Textbooks and Materials

We will rely entirely on open source and open access material for this course. We will use “R for Data Science” by Hadley Wickham, and “Tidyverse Skills for Data Science” by Carrie Wright, Shannon E. Ellis, Stephanie C. Hicks and Roger D. Peng, as complementary reading and learning material for this course. Additional readings will consist of blog posts, journal articles, and reports. All required readings and class material will be provided through this website.

Course Calendar

date week topic module
31 October 2023 1 Welcome & get ready for the course module 1
07 November 2023 2 Data science lifecycle & Exploratory data analysis using visualization module 2
14 November 2023 3 Data transformation with dplyr module 3
21 November 2023 4 Data import & Data organization in spreadsheets module 4
28 November 2023 5 Conditions & Dates & Tables module 5
05 December 2023 6 Data types & Vectors & For Loops module 6
12 December 2023 7 Pivoting & joining data module 7
19 December 2023 8 Break NA
26 December 2023 9 Break NA
02 January 2024 10 Break NA
09 January 2024 11 Work on Capstone project NA
16 January 2024 12 Creating and publishing scholarly articles with Quarto and GitHub pages module 8
23 January 2024 13 openwashdata webinar: a data sharing workflow that may please the publishers NA
30 January 2024 14 Using AI for software development in R module 9
06 February 2024 15 Work on Capstone project NA
13 February 2024 16 Final submission date of Capstone project NA
20 February 2024 17 Graduation party of openwashdata academy module 10

Weekly Structure

Monday
Tuesday Module from 2 pm to 4:30 pm CET
Wednesday
Thursday Office hours on Zoom (2 pm to 3:30 pm CET)
Friday

Assignments

Homework assignments: Each week will have at least one homework assignment.

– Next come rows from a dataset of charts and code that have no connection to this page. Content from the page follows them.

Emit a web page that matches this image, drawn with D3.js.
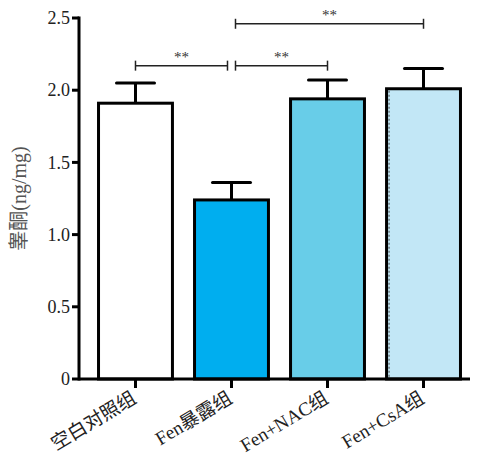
<!DOCTYPE html>
<html>
<head>
<meta charset="utf-8">
<script src="https://cdn.jsdelivr.net/npm/d3@7"></script>
<style>
  body { margin: 0; background: #fff; }
  text { font-family: "Liberation Serif", "Noto Sans CJK SC", serif; }
</style>
</head>
<body>
<svg id="chart" width="477" height="455"></svg>
<script>
const groups = ["空白对照组", "Fen暴露组", "Fen+NAC组", "Fen+CsA组"];
const means = [1.91, 1.24, 1.94, 2.01];
const errors = [0.14, 0.12, 0.13, 0.14];
const fills = ["#ffffff", "#00aeef", "#68cde8", "#c2e7f6"];
const yTicks = [0, 0.5, 1.0, 1.5, 2.0, 2.5];
const yTickLabels = ["0", "0.5", "1.0", "1.5", "2.0", "2.5"];
// brackets: [from group, to group, height in data units, end offset]
const brackets = [[0, 1, 2.17, -4], [1, 2, 2.17, 4], [1, 3, 2.46, 4]];

const svg = d3.select("#chart");
const plotLeft = 79, plotRight = 470, plotTop = 18, plotBottom = 379;

let y = d3.scaleLinear().domain([0, 2.5]).range([plotBottom, plotTop]);
let x = d3.scaleBand()
    .domain(d3.range(groups.length))
    .range([87, 472])
    .paddingInner(0.23)
    .paddingOuter(0.12);

// bars
svg.selectAll("rect.bar")
    .data(means)
    .enter().append("rect")
    .attr("class", "bar")
    .attr("x", (d, i) => x(i))
    .attr("y", d => y(d))
    .attr("width", x.bandwidth())
    .attr("height", d => plotBottom - y(d))
    .style("fill", (d, i) => fills[i])
    .style("stroke", "#000")
    .style("stroke-width", 3);

// dashed inner edge on last bar
svg.append("line")
    .attr("x1", x(3) + 2.5).attr("x2", x(3) + 2.5)
    .attr("y1", y(means[3]) + 2).attr("y2", plotBottom)
    .style("stroke", "#444").style("stroke-width", 1).style("stroke-dasharray", "2,2");

// error bars
let cx = i => x(i) + x.bandwidth() / 2;
let err = svg.selectAll("g.err")
    .data(means)
    .enter().append("g")
    .attr("class", "err");

err.append("line")
    .attr("x1", (d, i) => cx(i)).attr("x2", (d, i) => cx(i))
    .attr("y1", d => y(d)).attr("y2", (d, i) => y(d + errors[i]))
    .style("stroke", "#000").style("stroke-width", 3);

err.append("line")
    .attr("x1", (d, i) => cx(i) - 19).attr("x2", (d, i) => cx(i) + 19)
    .attr("y1", (d, i) => y(d + errors[i])).attr("y2", (d, i) => y(d + errors[i]))
    .style("stroke", "#000").style("stroke-width", 3).style("stroke-linecap", "round");

// axes
svg.append("line")
    .attr("x1", plotLeft).attr("x2", plotLeft).attr("y1", plotTop - 1.5).attr("y2", plotBottom + 1.5)
    .style("stroke", "#000").style("stroke-width", 3);
svg.append("line")
    .attr("x1", plotLeft).attr("x2", plotRight).attr("y1", plotBottom).attr("y2", plotBottom)
    .style("stroke", "#000").style("stroke-width", 3);

svg.selectAll("line.ytick")
    .data(yTicks)
    .enter().append("line")
    .attr("class", "ytick")
    .attr("x1", plotLeft - 7).attr("x2", plotLeft)
    .attr("y1", d => y(d)).attr("y2", d => y(d))
    .style("stroke", "#000").style("stroke-width", 3);

svg.selectAll("text.ylab")
    .data(yTicks)
    .enter().append("text")
    .attr("class", "ylab")
    .attr("x", plotLeft - 9)
    .attr("y", d => y(d))
    .attr("dy", "0.34em")
    .attr("text-anchor", "end")
    .style("font-size", "18px")
    .style("fill", "#222")
    .text((d, i) => yTickLabels[i]);

svg.selectAll("line.xtick")
    .data(groups)
    .enter().append("line")
    .attr("class", "xtick")
    .attr("x1", (d, i) => cx(i)).attr("x2", (d, i) => cx(i))
    .attr("y1", plotBottom).attr("y2", plotBottom + 9)
    .style("stroke", "#000").style("stroke-width", 3);

svg.selectAll("text.xlab")
    .data(groups)
    .enter().append("text")
    .attr("class", "xlab")
    .attr("transform", (d, i) => `translate(${cx(i) - 5}, ${plotBottom + 11}) rotate(-31)`)
    .attr("text-anchor", "end")
    .attr("dy", "0.72em")
    .style("font-size", "19px")
    .style("fill", "#222")
    .text(d => d);

// y axis title
svg.append("text")
    .attr("transform", `translate(26, ${(plotTop + plotBottom) / 2}) rotate(-90)`)
    .attr("text-anchor", "middle")
    .style("font-size", "20px")
    .style("fill", "#555")
    .text("睾酮(ng/mg)");

// significance brackets
brackets.forEach(([a, b, h, off]) => {
    let x1 = cx(a) + (off > 0 ? off : 0), x2 = cx(b) + (off < 0 ? off : 0);
    let yy = y(h);
    let g = svg.append("g").style("stroke", "#222").style("stroke-width", 1.5);
    g.append("line").attr("x1", x1).attr("x2", x2).attr("y1", yy).attr("y2", yy);
    g.append("line").attr("x1", x1).attr("x2", x1).attr("y1", yy - 5).attr("y2", yy + 5);
    g.append("line").attr("x1", x2).attr("x2", x2).attr("y1", yy - 5).attr("y2", yy + 5);
    svg.append("text")
        .attr("x", (x1 + x2) / 2)
        .attr("y", yy - 4)
        .attr("text-anchor", "middle")
        .style("font-size", "15px")
        .style("fill", "#333")
        .text("**");
});
</script>
</body>
</html>
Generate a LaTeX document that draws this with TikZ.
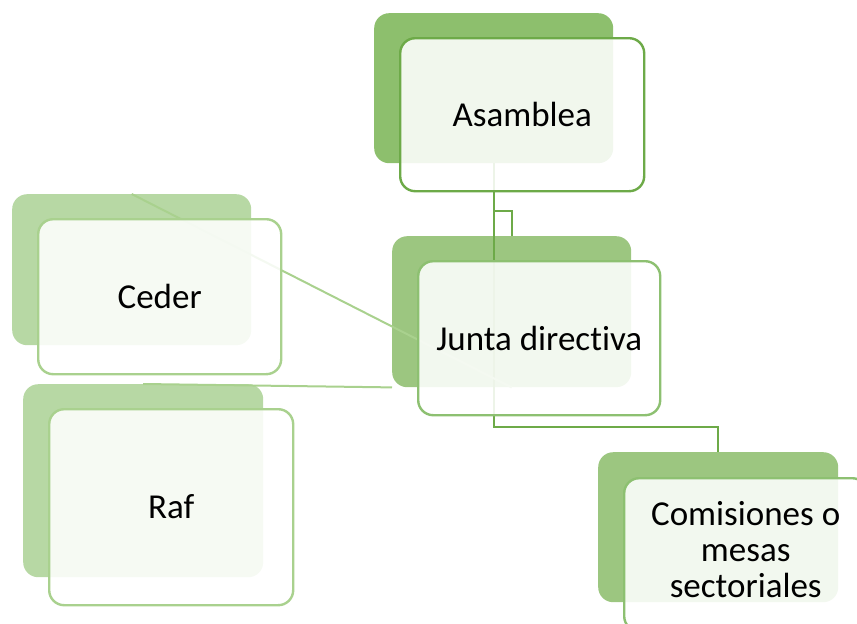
\documentclass[tikz,border=0pt]{standalone}
\usepackage{fontspec}
\setmainfont{Carlito}[Ligatures={NoCommon}]
\definecolor{cA}{HTML}{8DBF6D}
\definecolor{cB}{HTML}{9CC680}
\definecolor{cL}{HTML}{B7D8A4}
\definecolor{dA}{HTML}{6DAA48}
\definecolor{dB}{HTML}{8DC071}
\definecolor{dL}{HTML}{A9D18E}
\tikzset{
  backbox/.style={anchor=north west, inner sep=0pt, rounded corners=15pt, draw=none},
  frontbox/.style={anchor=north west, inner sep=0pt, rounded corners=15pt, line width=2.4pt,
    fill=white, fill opacity=0.88, text opacity=1, align=center,
    font=\fontsize{35}{36}\selectfont},
  conA/.style={draw=dA, line width=2pt},
  conL/.style={draw=dL, line width=2pt},
}
\begin{document}
\begin{tikzpicture}[x=1pt,y=-1pt]
\useasboundingbox (0,0) rectangle (857,624);
\clip (0,0) rectangle (857,624);
% back boxes
\node[backbox, fill=cA, minimum width=239pt, minimum height=150pt] (asB) at (374,13) {};
\node[backbox, fill=cB, minimum width=239pt, minimum height=151pt] (juB) at (392,236) {};
\node[backbox, fill=cB, minimum width=240pt, minimum height=150pt] (coB) at (598,452) {};
\node[backbox, fill=cL, minimum width=239pt, minimum height=151pt] (ceB) at (12,194) {};
\node[backbox, fill=cL, minimum width=240pt, minimum height=193pt] (raB) at (23,384) {};
% connectors
\draw[conA] (asB.south) -- ++(0,264) -| (coB.north);
\draw[conA] (asB.south) ++(0,48) -| (juB.north);
\draw[conL] (ceB.north) -- (juB.south);
\draw[conL] (raB.north) -- (juB.south west);
% front boxes
\node[frontbox, draw=dA, minimum width=244pt, minimum height=153pt] (asF) at (399,37) {Asamblea};
\node[frontbox, draw=dB, minimum width=242pt, minimum height=154pt] (juF) at (417,260) {Junta directiva};
\node[frontbox, draw=dB, minimum width=243pt, minimum height=153pt] (coF) at (623,477) {\raisebox{3pt}{\begin{tabular}{@{}c@{}}Comisiones o\\mesas\\sectoriales\end{tabular}}};
\node[frontbox, draw=dL, minimum width=243pt, minimum height=155pt] (ceF) at (37,218) {Ceder};
\node[frontbox, draw=dL, minimum width=244pt, minimum height=196pt] (raF) at (48,408) {\raisebox{2pt}{Raf}};
\end{tikzpicture}
\end{document}
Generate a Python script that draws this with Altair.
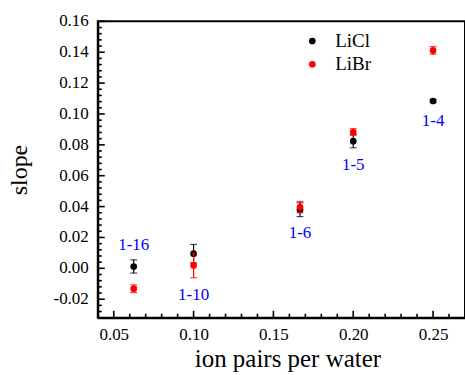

All assignments, but those for Week 1 are delivered as Quarto documents with instructions and some sample code. Students are required to submit their work through GitHub.

Readings: Every week, additional readings will be provided that support students in learning the underlying concept that are taught during the class.

Capstone Project: A final capstone project provides students with an opportunity to apply their skills and techniques to real-world data sets. Detailed instructions for the capstone project will be provided. The project will be delivered as Quarto documents and students are asked to submit their work through GitHub.

Attendance

We hope you can participate in all classes. Class participation is an important component for successful completion of this course.

Code of Conduct

This course and the openwashdata community follows a code of conduct. Please ensure that you have read it.